◆ TASK DIRECTIONS
Please write out the lines of the data exactly, beginning with the first and ending with the line containing "5.14, 3.77, 4.28];"; leave the pictures behind.

-------------------------

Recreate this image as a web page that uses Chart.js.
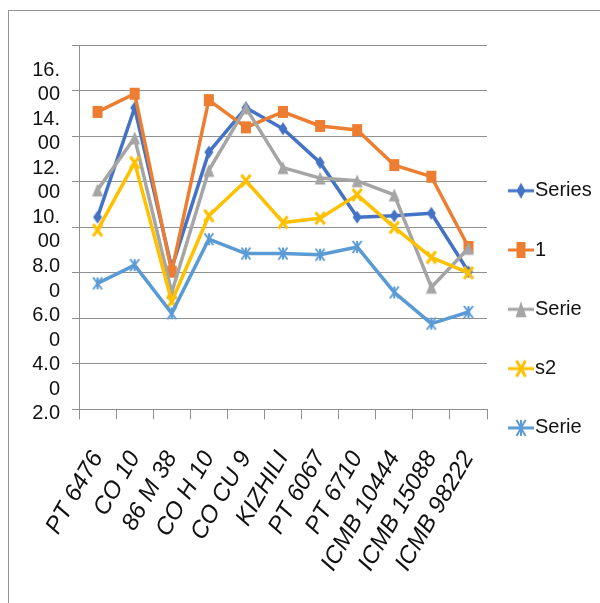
<!DOCTYPE html>
<html>
<head>
<meta charset="utf-8">
<script src="https://cdn.jsdelivr.net/npm/chart.js@4.4.1/dist/chart.umd.min.js"></script>
<style>
  html, body { margin: 0; padding: 0; background: #ffffff; }
  #wrap { position: relative; width: 600px; height: 603px; overflow: hidden; }
  #wrap canvas { position: absolute; left: 0; top: 0; }
  #frame { position: absolute; left: 8px; top: 10px; width: 700px; height: 700px;
           border-left: 1px solid #939393; border-top: 1px solid #939393; pointer-events: none; }
</style>
</head>
<body>
<div id="wrap">
  <canvas id="chart" width="600" height="603"></canvas>
  <div id="frame"></div>
</div>
<script>
// Genotypes on the category axis
const categories = ['PT 6476', 'CO 10', '86 M 38', 'CO H 10', 'CO CU 9', 'KIZHILI',
                    'PT 6067', 'PT 6710', 'ICMB 10444', 'ICMB 15088', 'ICMB 98222'];

// Series values
const series1 = [8.45, 13.26, 6.22, 11.31, 13.26, 12.34, 10.85, 8.45, 8.51, 8.62, 6.05];
const series2 = [13.08, 13.88, 6.05, 13.6, 12.4, 13.08, 12.46, 12.28, 10.74, 10.23, 7.14];
const series3 = [9.65, 11.94, 5.14, 10.51, 13.26, 10.63, 10.17, 10.05, 9.43, 5.37, 7.08];
const series4 = [7.88, 10.85, 4.74, 8.51, 10.05, 8.22, 8.4, 9.43, 8.0, 6.68, 6.0];
const series5 = [5.54, 6.34, 4.22, 7.48, 6.85, 6.85, 6.8, 7.14, 5.14, 3.77, 4.28];

const seriesNames = ['Series1', 'Series2', 'Series3', 'Series4', 'Series5'];
// Legend text as it wraps in the narrow legend column
const legendLines = ['Series', '1', 'Serie', 's2', 'Serie'];

// Value axis: range, step and the wrapped labels of the value column
const yMin = 0;
const yMax = 16;
const yStep = 2;
const yLabelValues = [2, 4, 6, 8, 10, 12, 14, 16];
const yTickLabels = [['2.0', ''], ['4.0', '0'], ['6.0', '0'], ['8.0', '0'],
                     ['10.', '00'], ['12.', '00'], ['14.', '00'], ['16.', '00']];

const seriesColors = ['#4472C4', '#ED7D31', '#A5A5A5', '#FFC000', '#5B9BD5'];
const markerShapes = ['diamond', 'square', 'triangle', 'x', 'star'];
const gridColor = '#8f8f8f';
const textColor = '#111111';
const FONT = "'Liberation Sans', Arial, sans-serif";

// Marker glyphs, drawn once into small canvases and used as point styles
function drawMarker(g, shape, color, cx, cy, w, h) {
  g.fillStyle = color;
  g.strokeStyle = color;
  g.lineCap = 'butt';
  g.beginPath();
  if (shape === 'diamond') {
    g.moveTo(cx, cy - h / 2); g.lineTo(cx + w / 2, cy);
    g.lineTo(cx, cy + h / 2); g.lineTo(cx - w / 2, cy);
    g.closePath(); g.fill();
  } else if (shape === 'square') {
    g.rect(cx - w / 2, cy - h / 2, w, h); g.fill();
  } else if (shape === 'triangle') {
    g.moveTo(cx, cy - h / 2); g.lineTo(cx + w / 2, cy + h / 2);
    g.lineTo(cx - w / 2, cy + h / 2); g.closePath(); g.fill();
  } else if (shape === 'x') {
    g.lineWidth = 3;
    g.moveTo(cx - w / 2, cy - h / 2); g.lineTo(cx + w / 2, cy + h / 2);
    g.moveTo(cx + w / 2, cy - h / 2); g.lineTo(cx - w / 2, cy + h / 2);
    g.stroke();
  } else if (shape === 'star') {
    g.lineWidth = 2;
    g.moveTo(cx - w / 2, cy - h / 2); g.lineTo(cx + w / 2, cy + h / 2);
    g.moveTo(cx + w / 2, cy - h / 2); g.lineTo(cx - w / 2, cy + h / 2);
    g.moveTo(cx, cy - h / 2); g.lineTo(cx, cy + h / 2);
    g.stroke();
  }
}

function pointIcon(shape, color) {
  const c = document.createElement('canvas');
  c.width = 18; c.height = 20;
  const g = c.getContext('2d');
  const dims = { diamond: [9, 13], square: [10, 12], triangle: [11, 13], x: [9, 12], star: [9, 12] }[shape];
  drawMarker(g, shape, color, 9, 10, dims[0], dims[1]);
  return c;
}

function legendIcon(shape, color) {
  const c = document.createElement('canvas');
  c.width = 28; c.height = 22;
  const g = c.getContext('2d');
  g.strokeStyle = color;
  g.lineWidth = 3;
  g.beginPath(); g.moveTo(1, 11); g.lineTo(27, 11); g.stroke();
  drawMarker(g, shape, color, 14, 11, shape === 'triangle' ? 11 : 9, 16);
  return c;
}

const seriesValues = [series1, series2, series3, series4, series5];
const pointIcons = markerShapes.map((s, i) => pointIcon(s, seriesColors[i]));
const legendIcons = markerShapes.map((s, i) => legendIcon(s, seriesColors[i]));

const datasets = seriesValues.map((data, i) => ({
  label: seriesNames[i],
  data: data,
  borderColor: seriesColors[i],
  backgroundColor: seriesColors[i],
  borderWidth: 3.5,
  borderJoinStyle: 'round',
  borderCapStyle: 'round',
  tension: 0,
  fill: false,
  pointStyle: pointIcons[i],
  pointRadius: 6,
  order: seriesValues.length - i,   // later series are painted over earlier ones
  yAxisID: 'y'
}));

new Chart(document.getElementById('chart'), {
  type: 'line',
  data: { labels: categories, datasets: datasets },
  options: {
    responsive: false,
    animation: false,
    devicePixelRatio: 1,
    layout: { padding: { top: 45.5, left: 0, right: 0, bottom: 20.6 } },
    plugins: {
      tooltip: { enabled: false },
      title: { display: false },
      legend: {
        position: 'right',
        align: 'center',
        maxWidth: 113,
        labels: {
          usePointStyle: true,
          pointStyleWidth: 8,
          padding: 30,
          color: textColor,
          font: { family: FONT, size: 20, lineHeight: 1.465 },
          generateLabels: (chart) => chart.data.datasets.map((ds, i) => ({
            text: [legendLines[i]],
            pointStyle: legendIcons[i],
            fillStyle: ds.borderColor,
            strokeStyle: ds.borderColor,
            lineWidth: 0,
            hidden: false,
            datasetIndex: i,
            fontColor: textColor
          }))
        }
      }
    },
    scales: {
      x: {
        type: 'category',
        offset: true,
        grid: { offset: true, drawOnChartArea: false, drawTicks: true, tickLength: 10,
                color: gridColor, lineWidth: 1 },
        border: { display: true, color: gridColor, width: 1 },
        ticks: {
          minRotation: 60, maxRotation: 60, autoSkip: false,
          padding: 27, labelOffset: 0,
          color: textColor,
          font: { family: FONT, size: 24, style: 'italic' }
        },
        afterFit: (scale) => { scale.height = 173.1; }
      },
      y: {
        type: 'linear',
        position: 'left',
        weight: 0,
        min: yMin, max: yMax,
        ticks: { stepSize: yStep, display: false },
        grid: { color: gridColor, lineWidth: 1, drawTicks: true, tickLength: 7 },
        border: { display: true, color: gridColor, width: 1 },
        afterFit: (scale) => { scale.width = 19; }
      },
      // Separate column for the wrapped value labels, which run a little
      // wider apart than the gridlines
      yl: {
        type: 'linear',
        position: 'left',
        weight: 1,
        min: 2.684, max: 17.5,
        grid: { display: false, drawTicks: false },
        border: { display: false },
        ticks: {
          autoSkip: false,
          padding: 0,
          color: textColor,
          font: { family: FONT, size: 20, lineHeight: 1.225 },
          callback: (value, index) => yTickLabels[index]
        },
        afterBuildTicks: (scale) => { scale.ticks = yLabelValues.map(v => ({ value: v })); },
        afterFit: (scale) => { scale.width = 60; }
      }
    }
  }
});
</script>
</body>
</html>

-------------------------

◆ EXPECTED ANSWER
Recreate this image as a web page that uses Chart.js.
<!DOCTYPE html>
<html>
<head>
<meta charset="utf-8">
<script src="https://cdn.jsdelivr.net/npm/chart.js@4.4.1/dist/chart.umd.min.js"></script>
<style>
  html, body { margin: 0; padding: 0; background: #ffffff; }
  #wrap { position: relative; width: 600px; height: 603px; overflow: hidden; }
  #wrap canvas { position: absolute; left: 0; top: 0; }
  #frame { position: absolute; left: 8px; top: 10px; width: 700px; height: 700px;
           border-left: 1px solid #939393; border-top: 1px solid #939393; pointer-events: none; }
</style>
</head>
<body>
<div id="wrap">
  <canvas id="chart" width="600" height="603"></canvas>
  <div id="frame"></div>
</div>
<script>
// Genotypes on the category axis
const categories = ['PT 6476', 'CO 10', '86 M 38', 'CO H 10', 'CO CU 9', 'KIZHILI',
                    'PT 6067', 'PT 6710', 'ICMB 10444', 'ICMB 15088', 'ICMB 98222'];

// Series values
const series1 = [8.45, 13.26, 6.22, 11.31, 13.26, 12.34, 10.85, 8.45, 8.51, 8.62, 6.05];
const series2 = [13.08, 13.88, 6.05, 13.6, 12.4, 13.08, 12.46, 12.28, 10.74, 10.23, 7.14];
const series3 = [9.65, 11.94, 5.14, 10.51, 13.26, 10.63, 10.17, 10.05, 9.43, 5.37, 7.08];
const series4 = [7.88, 10.85, 4.74, 8.51, 10.05, 8.22, 8.4, 9.43, 8.0, 6.68, 6.0];
const series5 = [5.54, 6.34, 4.22, 7.48, 6.85, 6.85, 6.8, 7.14, 5.14, 3.77, 4.28];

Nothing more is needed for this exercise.